Code that draws figures:
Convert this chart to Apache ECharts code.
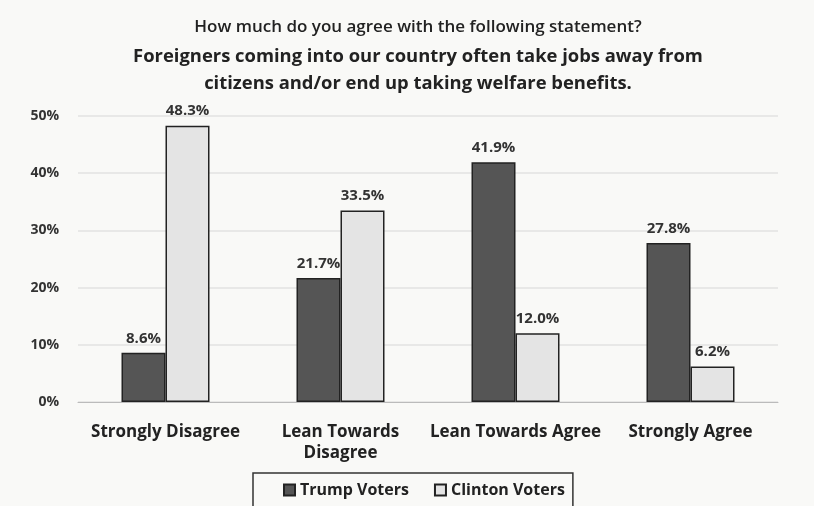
<!DOCTYPE html>
<html>
<head>
<meta charset="utf-8">
<script src="https://cdn.jsdelivr.net/npm/echarts@6/dist/echarts.min.js"></script>
<style>
  html, body { margin: 0; padding: 0; background: #f9f9f7; }
  #main { width: 814px; height: 506px; }
</style>
</head>
<body>
<div id="main"></div>
<script>
var categories = ['Strongly Disagree', 'Lean Towards\nDisagree', 'Lean Towards Agree', 'Strongly Agree']
var trumpVoters = [8.6, 21.7, 41.9, 27.8]
var clintonVoters = [48.3, 33.5, 12.0, 6.2]
var yTicks = [0, 10, 20, 30, 40, 50]

var chart = echarts.init(document.getElementById('main'))
var fontName = 'Open Sans'

var option = {
    backgroundColor: '#f9f9f7',
    title: {
        text: 'How much do you agree with the following statement?',
        subtext: 'Foreigners coming into our country often take jobs away from\ncitizens and/or end up taking welfare benefits.',
        left: 413,
        textAlign: 'center',
        top: 14,
        itemGap: 7,
        textStyle: {
            fontFamily: fontName,
            fontSize: 17,
            fontWeight: 600,
            color: '#222'
        },
        subtextStyle: {
            fontFamily: fontName,
            fontSize: 18.4,
            fontWeight: 'bold',
            color: '#222',
            lineHeight: 27
        }
    },
    legend: {
        bottom: -4,
        left: 253,
        itemWidth: 11,
        itemHeight: 11,
        itemGap: 25,
        padding: [9, 8, 12, 30],
        borderColor: '#333',
        borderWidth: 1.5,
        textStyle: {
            fontFamily: fontName,
            fontSize: 16,
            fontWeight: 'bold',
            color: '#222'
        },
        data: [
            {name: 'Trump Voters', icon: 'rect'},
            {name: 'Clinton Voters', icon: 'rect'}
        ]
    },
    grid: {
        left: 78,
        right: 36,
        top: 116,
        bottom: 104
    },
    xAxis: {
        type: 'category',
        data: categories,
        axisLine: {lineStyle: {color: '#bbb'}},
        axisTick: {show: false},
        axisLabel: {
            fontFamily: fontName,
            fontSize: 17,
            fontWeight: 'bold',
            color: '#222',
            margin: 20,
            lineHeight: 21,
            interval: 0
        }
    },
    yAxis: {
        type: 'value',
        min: 0,
        max: 50,
        interval: 10,
        axisLine: {show: false},
        axisTick: {show: false},
        axisLabel: {
            fontFamily: fontName,
            fontSize: 14,
            fontWeight: 'bold',
            color: '#333',
            margin: 19,
            formatter: function (v) {
                return yTicks.indexOf(v) >= 0 ? v + '%' : ''
            }
        },
        splitLine: {lineStyle: {color: '#e2e2e2', width: 1.5}}
    },
    series: [
        {
            name: 'Trump Voters',
            type: 'bar',
            data: trumpVoters,
            barWidth: 44,
            barGap: '0%',
            itemStyle: {color: '#555555', borderColor: '#222', borderWidth: 1.5},
            label: {
                show: true,
                position: 'top',
                distance: 7,
                fontFamily: fontName,
                fontSize: 15,
                fontWeight: 'bold',
                color: '#333',
                formatter: function (p) { return p.value.toFixed(1) + '%' }
            }
        },
        {
            name: 'Clinton Voters',
            type: 'bar',
            data: clintonVoters,
            barWidth: 44,
            barGap: '0%',
            itemStyle: {color: '#e4e4e4', borderColor: '#222', borderWidth: 1.5},
            label: {
                show: true,
                position: 'top',
                distance: 7,
                fontFamily: fontName,
                fontSize: 15,
                fontWeight: 'bold',
                color: '#333',
                formatter: function (p) { return p.value.toFixed(1) + '%' }
            }
        }
    ]
}

chart.setOption(option)
</script>
</body>
</html>
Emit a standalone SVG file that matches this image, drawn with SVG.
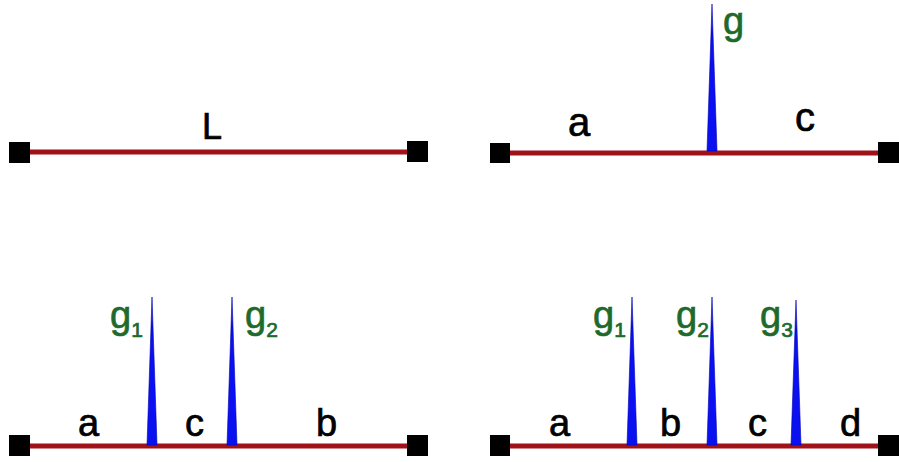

Written problem:
Without including any pictures, please restate all the records exactly.

Result of this task:
Convert this chart to Apache ECharts code.
<!DOCTYPE html>
<html>
<head>
<meta charset="utf-8">
<script src="https://cdn.jsdelivr.net/npm/echarts@6/dist/echarts.min.js"></script>
<style>
  html, body { margin: 0; padding: 0; background: #f9f9f7; }
  #main { width: 814px; height: 506px; }
</style>
</head>
<body>
<div id="main"></div>
<script>
var categories = ['Strongly Disagree', 'Lean Towards\nDisagree', 'Lean Towards Agree', 'Strongly Agree']
var trumpVoters = [8.6, 21.7, 41.9, 27.8]
var clintonVoters = [48.3, 33.5, 12.0, 6.2]
var yTicks = [0, 10, 20, 30, 40, 50]

var chart = echarts.init(document.getElementById('main'))
var fontName = 'Open Sans'

var option = {
    backgroundColor: '#f9f9f7',
    title: {
        text: 'How much do you agree with the following statement?',
        subtext: 'Foreigners coming into our country often take jobs away from\ncitizens and/or end up taking welfare benefits.',
        left: 413,
        textAlign: 'center',
        top: 14,
        itemGap: 7,
        textStyle: {
            fontFamily: fontName,
            fontSize: 17,
            fontWeight: 600,
            color: '#222'
        },
        subtextStyle: {
            fontFamily: fontName,
            fontSize: 18.4,
            fontWeight: 'bold',
            color: '#222',
            lineHeight: 27
        }
    },
    legend: {
        bottom: -4,
        left: 253,
        itemWidth: 11,
        itemHeight: 11,
        itemGap: 25,
        padding: [9, 8, 12, 30],
        borderColor: '#333',
        borderWidth: 1.5,
        textStyle: {
            fontFamily: fontName,
            fontSize: 16,
            fontWeight: 'bold',
            color: '#222'
        },
        data: [
            {name: 'Trump Voters', icon: 'rect'},
            {name: 'Clinton Voters', icon: 'rect'}
        ]
    },
    grid: {
        left: 78,
        right: 36,
        top: 116,
        bottom: 104
    },
    xAxis: {
        type: 'category',
        data: categories,
        axisLine: {lineStyle: {color: '#bbb'}},
        axisTick: {show: false},
        axisLabel: {
            fontFamily: fontName,
            fontSize: 17,
            fontWeight: 'bold',
            color: '#222',
            margin: 20,
            lineHeight: 21,
            interval: 0
        }
    },
    yAxis: {
        type: 'value',
        min: 0,
        max: 50,
        interval: 10,
        axisLine: {show: false},
        axisTick: {show: false},
        axisLabel: {
            fontFamily: fontName,
            fontSize: 14,
            fontWeight: 'bold',
            color: '#333',
            margin: 19,
            formatter: function (v) {
                return yTicks.indexOf(v) >= 0 ? v + '%' : ''
            }
        },
        splitLine: {lineStyle: {color: '#e2e2e2', width: 1.5}}
    },
    series: [
        {
            name: 'Trump Voters',
            type: 'bar',
            data: trumpVoters,
            barWidth: 44,
            barGap: '0%',
            itemStyle: {color: '#555555', borderColor: '#222', borderWidth: 1.5},
            label: {
                show: true,
                position: 'top',
                distance: 7,
                fontFamily: fontName,
                fontSize: 15,
                fontWeight: 'bold',
                color: '#333',
                formatter: function (p) { return p.value.toFixed(1) + '%' }
            }
        },
        {
            name: 'Clinton Voters',
            type: 'bar',
            data: clintonVoters,
            barWidth: 44,
            barGap: '0%',
            itemStyle: {color: '#e4e4e4', borderColor: '#222', borderWidth: 1.5},
            label: {
                show: true,
                position: 'top',
                distance: 7,
                fontFamily: fontName,
                fontSize: 15,
                fontWeight: 'bold',
                color: '#333',
                formatter: function (p) { return p.value.toFixed(1) + '%' }
            }
        }
    ]
}

chart.setOption(option)
</script>
</body>
</html>
Emit a standalone SVG file that matches this image, drawn with SVG.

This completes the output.